Cluster Topology Rules

Deployment Constraints
- Service Instances:
- The Server runs in a single-instance mode on the Host.
- At most one Agent instance can be deployed on each Host.
- Resource Allocation:
- Each Host can only join one cluster.
- The Agent is responsible for managing all components within the Host.
- Communication Path:
graph TD
Server-->|Management|Cluster-A
Server-->|Management|Cluster-B
Cluster-A-->|Agent|Host-1
Cluster-A-->|Agent|Host-2
Cluster-B-->|Agent|Host-3
Job Processing Flow

Instruction Execution Phase
- Request Reception:
- Users initiate operation requests (such as starting Kafka) through the REST API or Web UI.
- After the Server verifies the permissions, it creates the corresponding Job record.
- Job Scheduling:
graph LR
A[Job Enqueue] --> B(Job Queue)
B --> C{Scheduling Strategy}
C -->|FIFO| D[Split Task]
D --> E[Distribute to Agent via gRPC]
- Script Execution:
- The Agent loads the corresponding script in the Stack.
- Execution logs are written to the local log file in real time.

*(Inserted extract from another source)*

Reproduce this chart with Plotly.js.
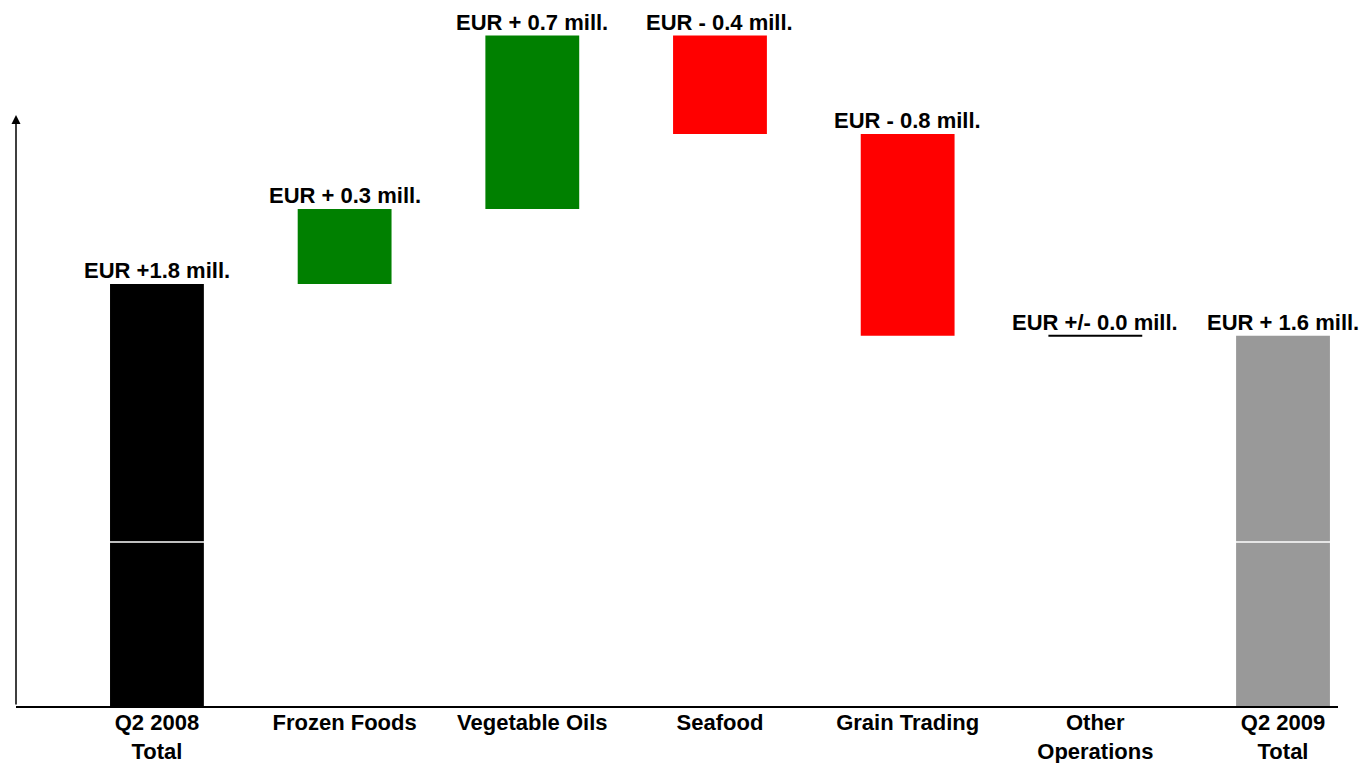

State Management Mechanism
State Type | Trigger Condition | Handling Strategy |
---|
PENDING | Task created but not scheduled | Wait for invocation |
RUNNING | Task has been issued to the Agent | Monitor the timeout threshold |
SUCCESSFUL/FAILED | The Agent returns the execution result | Update component status |
CANCELED | The preceding task fails | Cancel subsequent tasks |